■ What the task asks ■
Copy the lines of the data below exactly, starting at the first and stopping after the line that contains "(527,8) -- (527,521);"; include no pictures.

■ Source excerpt ■
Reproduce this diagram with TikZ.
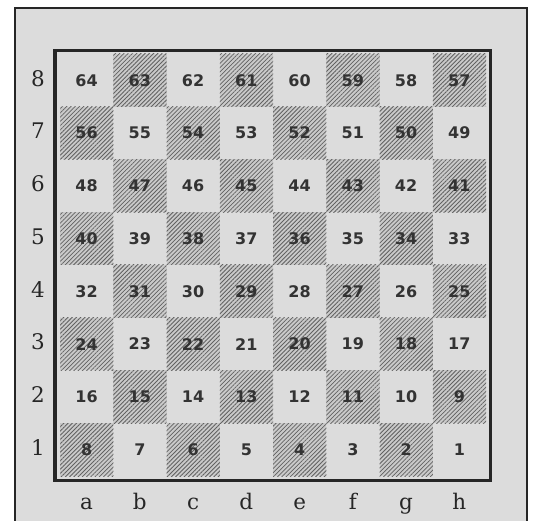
\documentclass[tikz,border=0pt]{standalone}
\usepackage{fontspec}
\setmainfont{DejaVu Serif}
\newfontfamily\numfont{DejaVu Sans}
\usetikzlibrary{patterns.meta}

\definecolor{boardgray}{HTML}{DCDCDC}
\definecolor{hatchgray}{HTML}{CACACA}
\definecolor{inkgray}{HTML}{333333}

\tikzset{
  square/.style={minimum width=53.25pt, minimum height=52.75pt, inner sep=0pt,
    font=\numfont\bfseries\fontsize{16}{16}\selectfont, text=inkgray},
  darksquare/.style={square, fill=hatchgray,
    postaction={pattern={Lines[angle=45, distance=3pt, line width=0.8pt]}, pattern color=black!62}},
  coordlabel/.style={font=\fontsize{21.5}{21.5}\selectfont, text=black!85},
}

\begin{document}
\begin{tikzpicture}[x=1pt, y=-1pt]
        \useasboundingbox (0,0) rectangle (533,521);
        % page and frame
        \fill[white] (0,0) rectangle (533,521);
        \fill[boardgray] (15,8) rectangle (527,521);
        \draw[line width=2pt, black!85] (15,521) -- (15,8) -- (527,8) -- (527,521);

        % the 64 squares, numbered from h1 = 1 to a8 = 64
        \foreach \r in {1,...,8} {
            \foreach \c in {1,...,8} {
                \pgfmathtruncatemacro{\num}{8*(\r-1)+9-\c}
                \pgfmathtruncatemacro{\dark}{mod(\r+\c,2)}
                \ifnum\dark=0
                    \node[darksquare] (sq-\c-\r) at ({60+(\c-0.5)*53.25}, {476-(\r-0.5)*52.75}) {\num};
                \else
                    \node[square] (sq-\c-\r) at ({60+(\c-0.5)*53.25}, {476-(\r-0.5)*52.75}) {\num};
                \fi
            }
        }
        \draw[line width=3.5pt, black!85] (55,50.5) rectangle (490.5,480.5);

        % ranks and files
        \foreach \r in {1,...,8}
            \node[coordlabel] (rank-\r) at (38, {476-(\r-0.5)*52.75-2}) {\r};
        \foreach \f [count=\c] in {a,b,c,d,e,f,g,h}
            \node[coordlabel, anchor=base] (file-\f) at ({60+(\c-0.5)*53.25}, 509) {\f};
\end{tikzpicture}
\end{document}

■ Exercise solution ■
Reproduce this diagram with TikZ.
\documentclass[tikz,border=0pt]{standalone}
\usepackage{fontspec}
\setmainfont{DejaVu Serif}
\newfontfamily\numfont{DejaVu Sans}
\usetikzlibrary{patterns.meta}

\definecolor{boardgray}{HTML}{DCDCDC}
\definecolor{hatchgray}{HTML}{CACACA}
\definecolor{inkgray}{HTML}{333333}

\tikzset{
  square/.style={minimum width=53.25pt, minimum height=52.75pt, inner sep=0pt,
    font=\numfont\bfseries\fontsize{16}{16}\selectfont, text=inkgray},
  darksquare/.style={square, fill=hatchgray,
    postaction={pattern={Lines[angle=45, distance=3pt, line width=0.8pt]}, pattern color=black!62}},
  coordlabel/.style={font=\fontsize{21.5}{21.5}\selectfont, text=black!85},
}

\begin{document}
\begin{tikzpicture}[x=1pt, y=-1pt]
        \useasboundingbox (0,0) rectangle (533,521);
        % page and frame
        \fill[white] (0,0) rectangle (533,521);
        \fill[boardgray] (15,8) rectangle (527,521);
        \draw[line width=2pt, black!85] (15,521) -- (15,8) -- (527,8) -- (527,521);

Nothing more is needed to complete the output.